The loop shifting is really no slower than for an 11-loop braid! Lifting off two loops for a temporary hold doesn’t take any longer than lifting off one loop. Overall, the braid is slightly slower because of the extra move in the loop transfer, but not significantly.
The next step up is a 15-loop square braid, and for that one I hold a second loop on each c-finger (though the loop shifting would be more straightforward if you could manage 4 loops on the d-finger). The loop transfer is essentially the same as for a 13-loop braid, but the loop-shifting is much more time-consuming, because the other hand has to assist in shifting loops for two fingers, not just one. This 15-loop braid is a lot slower to make than a 13-loop braid, but worth it for certain braids (unorthodox braids, and my new rep-like plain weave braids). Not really worth it just to make a bigger square braid, in my opinion!

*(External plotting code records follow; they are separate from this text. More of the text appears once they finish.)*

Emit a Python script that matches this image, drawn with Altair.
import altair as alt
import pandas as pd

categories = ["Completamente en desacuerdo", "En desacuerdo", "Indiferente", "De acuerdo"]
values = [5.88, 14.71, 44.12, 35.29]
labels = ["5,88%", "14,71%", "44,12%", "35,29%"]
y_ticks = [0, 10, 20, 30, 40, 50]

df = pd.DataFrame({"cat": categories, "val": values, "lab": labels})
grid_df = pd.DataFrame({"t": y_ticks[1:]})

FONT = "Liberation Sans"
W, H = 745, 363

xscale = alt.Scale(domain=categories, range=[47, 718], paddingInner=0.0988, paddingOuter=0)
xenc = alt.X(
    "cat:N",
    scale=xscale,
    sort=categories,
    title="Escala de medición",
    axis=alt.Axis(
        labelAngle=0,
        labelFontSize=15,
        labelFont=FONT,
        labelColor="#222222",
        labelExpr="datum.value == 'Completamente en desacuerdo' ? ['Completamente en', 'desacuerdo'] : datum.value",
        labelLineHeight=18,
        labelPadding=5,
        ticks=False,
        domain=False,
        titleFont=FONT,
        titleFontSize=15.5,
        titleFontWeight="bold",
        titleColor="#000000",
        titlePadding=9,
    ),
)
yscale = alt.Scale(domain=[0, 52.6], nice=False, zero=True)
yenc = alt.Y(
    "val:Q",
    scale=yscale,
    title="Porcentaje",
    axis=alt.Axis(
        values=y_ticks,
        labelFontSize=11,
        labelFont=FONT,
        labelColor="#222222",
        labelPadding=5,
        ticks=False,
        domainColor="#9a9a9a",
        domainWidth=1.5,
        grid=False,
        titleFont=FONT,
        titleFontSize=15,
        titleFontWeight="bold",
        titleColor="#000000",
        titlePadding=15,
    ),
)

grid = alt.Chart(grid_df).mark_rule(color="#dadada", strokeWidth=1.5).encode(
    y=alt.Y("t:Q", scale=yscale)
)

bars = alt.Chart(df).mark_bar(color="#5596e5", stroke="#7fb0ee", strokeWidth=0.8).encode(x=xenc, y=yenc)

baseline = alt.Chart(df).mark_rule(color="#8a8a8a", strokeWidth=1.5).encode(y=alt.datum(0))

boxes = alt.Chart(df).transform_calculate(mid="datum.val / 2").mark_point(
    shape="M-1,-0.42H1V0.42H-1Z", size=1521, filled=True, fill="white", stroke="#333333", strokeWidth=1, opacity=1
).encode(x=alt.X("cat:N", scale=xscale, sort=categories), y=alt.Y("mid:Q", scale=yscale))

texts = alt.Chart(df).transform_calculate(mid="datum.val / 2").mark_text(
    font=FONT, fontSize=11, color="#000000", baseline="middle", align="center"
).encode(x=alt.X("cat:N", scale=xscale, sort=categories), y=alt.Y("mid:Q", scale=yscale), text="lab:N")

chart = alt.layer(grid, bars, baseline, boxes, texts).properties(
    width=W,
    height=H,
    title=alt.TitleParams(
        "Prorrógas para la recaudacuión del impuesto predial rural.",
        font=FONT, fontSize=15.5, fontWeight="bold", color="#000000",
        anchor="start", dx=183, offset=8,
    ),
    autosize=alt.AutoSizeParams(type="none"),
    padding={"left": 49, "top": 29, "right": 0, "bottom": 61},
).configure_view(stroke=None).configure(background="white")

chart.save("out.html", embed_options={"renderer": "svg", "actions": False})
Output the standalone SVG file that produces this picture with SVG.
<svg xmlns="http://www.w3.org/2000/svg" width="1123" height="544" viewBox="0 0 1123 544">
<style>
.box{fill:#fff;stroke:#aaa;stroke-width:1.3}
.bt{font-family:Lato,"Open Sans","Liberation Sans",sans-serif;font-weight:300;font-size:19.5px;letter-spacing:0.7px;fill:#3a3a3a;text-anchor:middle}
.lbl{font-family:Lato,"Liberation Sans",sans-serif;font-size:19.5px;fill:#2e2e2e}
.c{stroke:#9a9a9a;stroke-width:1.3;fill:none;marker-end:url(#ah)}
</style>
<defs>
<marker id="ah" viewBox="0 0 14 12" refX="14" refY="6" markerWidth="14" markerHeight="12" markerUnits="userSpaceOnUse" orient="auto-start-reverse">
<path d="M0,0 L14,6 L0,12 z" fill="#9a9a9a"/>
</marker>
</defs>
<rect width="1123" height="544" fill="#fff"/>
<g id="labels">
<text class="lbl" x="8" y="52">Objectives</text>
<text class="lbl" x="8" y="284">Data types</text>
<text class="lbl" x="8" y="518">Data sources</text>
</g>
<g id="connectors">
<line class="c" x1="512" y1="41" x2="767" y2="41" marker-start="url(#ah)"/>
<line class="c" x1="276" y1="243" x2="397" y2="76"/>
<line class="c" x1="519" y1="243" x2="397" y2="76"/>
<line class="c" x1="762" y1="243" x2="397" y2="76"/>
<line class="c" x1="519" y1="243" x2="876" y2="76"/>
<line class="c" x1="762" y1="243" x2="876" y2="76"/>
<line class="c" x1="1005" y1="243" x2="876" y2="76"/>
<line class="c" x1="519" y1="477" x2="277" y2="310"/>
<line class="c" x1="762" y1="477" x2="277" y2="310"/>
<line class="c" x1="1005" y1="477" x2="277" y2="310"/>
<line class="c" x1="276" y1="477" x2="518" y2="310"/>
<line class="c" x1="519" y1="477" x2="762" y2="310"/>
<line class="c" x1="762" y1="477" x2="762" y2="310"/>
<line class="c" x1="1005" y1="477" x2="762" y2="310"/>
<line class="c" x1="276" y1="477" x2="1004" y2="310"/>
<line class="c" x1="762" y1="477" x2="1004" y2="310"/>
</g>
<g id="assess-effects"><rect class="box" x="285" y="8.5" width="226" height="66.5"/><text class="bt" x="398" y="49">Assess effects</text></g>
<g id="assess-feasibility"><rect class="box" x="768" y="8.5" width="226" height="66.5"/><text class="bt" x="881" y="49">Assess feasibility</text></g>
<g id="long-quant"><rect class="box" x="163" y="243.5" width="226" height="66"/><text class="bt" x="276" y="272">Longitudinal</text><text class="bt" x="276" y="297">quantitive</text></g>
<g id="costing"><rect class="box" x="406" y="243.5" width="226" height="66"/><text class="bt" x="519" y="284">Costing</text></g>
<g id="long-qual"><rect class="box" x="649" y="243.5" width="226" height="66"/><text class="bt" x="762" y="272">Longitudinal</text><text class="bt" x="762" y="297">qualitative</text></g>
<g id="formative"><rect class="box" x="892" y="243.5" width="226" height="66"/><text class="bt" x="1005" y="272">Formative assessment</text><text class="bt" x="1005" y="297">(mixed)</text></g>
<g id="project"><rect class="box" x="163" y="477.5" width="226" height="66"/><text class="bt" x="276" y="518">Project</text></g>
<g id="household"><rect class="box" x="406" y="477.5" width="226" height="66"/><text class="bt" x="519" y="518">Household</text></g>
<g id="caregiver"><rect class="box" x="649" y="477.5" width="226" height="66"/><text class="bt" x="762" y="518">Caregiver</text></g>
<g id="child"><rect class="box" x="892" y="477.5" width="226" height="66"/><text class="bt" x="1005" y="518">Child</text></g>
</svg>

A 14-loop square braid would have the loop movements of a 13-loop braid on one hand and of a 15-loop braid on the other.
Whew! longest reply and shortest tutorial I’ve ever written!
Please let me know how it goes if you give it a try…
[edited for clarity]
I’m suddenly wondering if by “14 loops” you may have meant the 14-loop letterbraid? The letterbraids are braided very differently from square braids. A square braid (or the equivalent flat braid) has only one single loop transfer on each hand (in each “row” or “cycle” of the moves), no matter how many loops are in the braid.
A letterbraid has two transfers on each hand if two people make it together (the traditional way). If you make the braid solo, that ends up being four transfers on each hand. Eight transfers altogether, plus a loop exchange move between the two hands after the transfers are done. So it’s a very different braiding method than the two total transfers for square braids…
I recommend learning the 11 and 13-loop braids above, and then 10 and 12-loop Double braids before tackling the solo 14-loop letterbraid method. They are a great intro to using “too-many-loops”.